重回帰分析において、独立変数どうしの相関係数が±1に近い組合せが含まれる場合に係数の推定値の分散が大きくなり、その結果係数の推定値が不安定になることがある。

このような現象のことを多重共線性といいます。

多重共線性が起こると重回帰分析のモデル推定の際に以下のような問題が生じてしまいます。

ですから、これらの問題を避けるために、重回帰分析を行う前にまず、各独立変数間に相関関係がないかどうかを検討する必要があるのです。

多重共線性が生じると、偏回帰係数を解釈すること自体が無意味ということになりかねない。

多重線形性に対する対処方法としては、独立でないいくつかの独立変数を取り出し、先行研究の知見や専門的な知識、経験を総動員して、遂行しようとしている研究に対して重要だと考えられる独立変数のみを残すという方法があります。

このようにして、多重線形性が原因で偏回帰係数がマイナスになったものを排除したあとに偏回帰係数がマイナスになったものがあるとすればそれは、従属変数と独立変数はそもそも負相関であることが妥当であると解釈する。

 

まとめ

重回帰分析の中で偏回帰係数は重要な意味を持つ

偏回帰係数の意味が理解できたでしょうか。

偏回帰係数とは、ある独立変数から他の独立変数の影響を除いた残差変数によって従属変数を予測するときの回帰係数のことで、独立変数と従属変数との相関係数(単相関)ではありません。

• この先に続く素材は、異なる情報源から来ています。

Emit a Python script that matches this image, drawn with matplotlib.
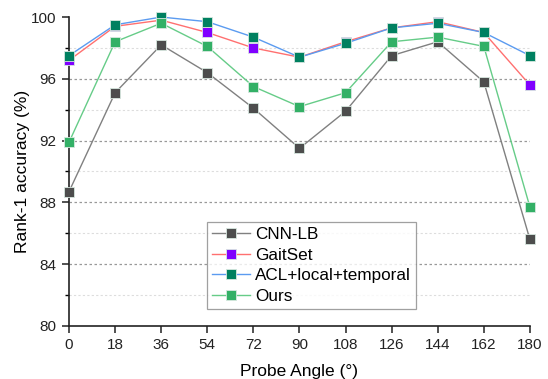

単純な2変数間の相関関係ではなく、条件つきの相関関係なのです。

ある独立変数が動くことで一般的にはそれにともなって他の独立変数も動くが、仮にそれがまったくないとした場合のある独立変数の効果という意味を偏回帰係数は持つ。

重回帰分析の目的の1つは、独立変数のうちどれが一番従属変数をよく説明していかを知るということですが、このような意味を持つ偏回帰係数が重要となる理由はまさに偏回帰係数自体が持つこの意味にあるといえるのです。